[Figure scripts]
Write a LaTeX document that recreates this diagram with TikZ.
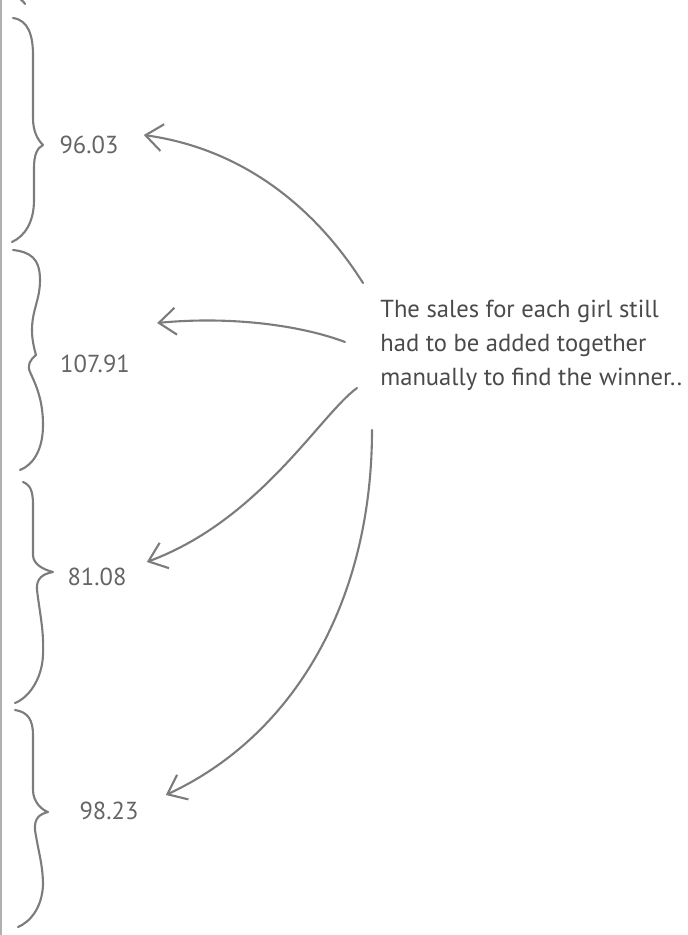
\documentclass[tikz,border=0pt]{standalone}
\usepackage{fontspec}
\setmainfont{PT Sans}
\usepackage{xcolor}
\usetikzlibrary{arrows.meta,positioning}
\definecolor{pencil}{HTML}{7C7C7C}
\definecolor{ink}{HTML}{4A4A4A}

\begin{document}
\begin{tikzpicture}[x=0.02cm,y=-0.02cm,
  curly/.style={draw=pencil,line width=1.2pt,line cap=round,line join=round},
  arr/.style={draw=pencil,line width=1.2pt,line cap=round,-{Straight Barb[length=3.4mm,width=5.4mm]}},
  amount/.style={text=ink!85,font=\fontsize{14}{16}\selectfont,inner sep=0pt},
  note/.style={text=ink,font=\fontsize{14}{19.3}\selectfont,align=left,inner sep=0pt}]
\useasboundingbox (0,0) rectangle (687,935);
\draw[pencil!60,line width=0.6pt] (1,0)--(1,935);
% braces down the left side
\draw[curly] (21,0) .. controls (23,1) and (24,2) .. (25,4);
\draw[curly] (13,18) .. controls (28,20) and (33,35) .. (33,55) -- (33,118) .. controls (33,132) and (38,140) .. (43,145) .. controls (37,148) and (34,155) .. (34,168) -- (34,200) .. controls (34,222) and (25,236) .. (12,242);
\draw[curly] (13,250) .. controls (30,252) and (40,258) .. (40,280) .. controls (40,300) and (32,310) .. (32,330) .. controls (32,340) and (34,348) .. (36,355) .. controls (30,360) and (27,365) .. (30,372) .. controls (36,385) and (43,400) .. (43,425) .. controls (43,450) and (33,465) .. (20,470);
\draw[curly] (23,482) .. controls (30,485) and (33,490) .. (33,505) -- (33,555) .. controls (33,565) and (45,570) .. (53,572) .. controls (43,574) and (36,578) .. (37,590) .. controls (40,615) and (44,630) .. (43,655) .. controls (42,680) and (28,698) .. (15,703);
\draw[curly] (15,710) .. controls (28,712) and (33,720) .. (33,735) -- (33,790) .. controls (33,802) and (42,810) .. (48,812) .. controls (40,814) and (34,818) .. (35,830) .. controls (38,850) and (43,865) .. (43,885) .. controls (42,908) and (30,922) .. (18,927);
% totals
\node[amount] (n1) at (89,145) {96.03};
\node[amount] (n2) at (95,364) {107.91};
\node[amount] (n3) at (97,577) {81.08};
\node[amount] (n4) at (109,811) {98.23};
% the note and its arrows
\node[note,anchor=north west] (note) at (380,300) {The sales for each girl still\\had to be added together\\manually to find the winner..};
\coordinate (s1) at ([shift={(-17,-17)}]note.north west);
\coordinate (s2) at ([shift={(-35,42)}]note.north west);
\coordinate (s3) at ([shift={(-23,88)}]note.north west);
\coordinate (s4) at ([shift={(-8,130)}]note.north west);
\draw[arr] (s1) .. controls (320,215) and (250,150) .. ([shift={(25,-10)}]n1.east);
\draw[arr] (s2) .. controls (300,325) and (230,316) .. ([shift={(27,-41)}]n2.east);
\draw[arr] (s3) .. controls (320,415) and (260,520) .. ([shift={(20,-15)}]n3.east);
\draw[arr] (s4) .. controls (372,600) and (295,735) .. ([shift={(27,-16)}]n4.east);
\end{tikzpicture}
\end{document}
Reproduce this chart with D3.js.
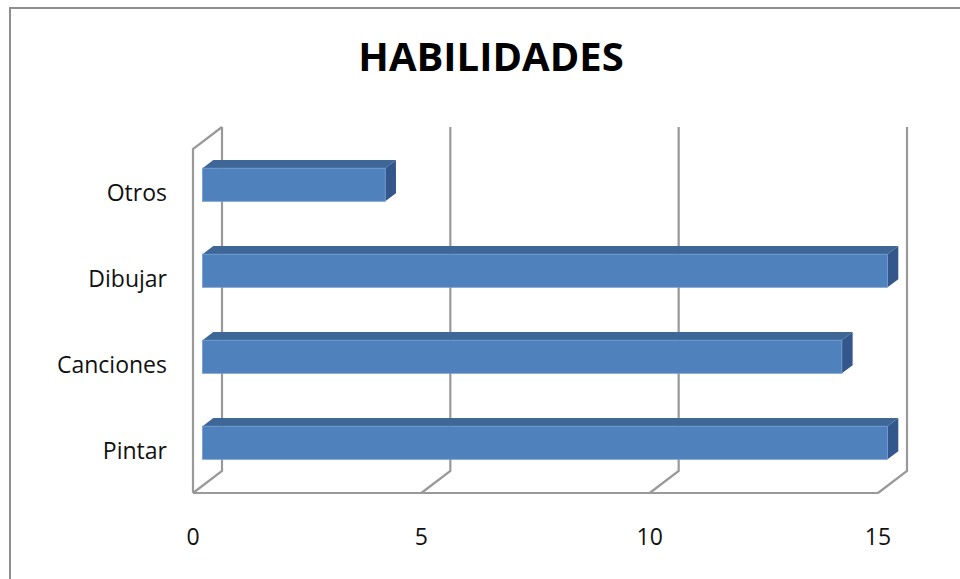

== Problem to work on ==
Report the number of lines in the listing that include the string "this"; give nothing but the number.

== Finished answer ==
2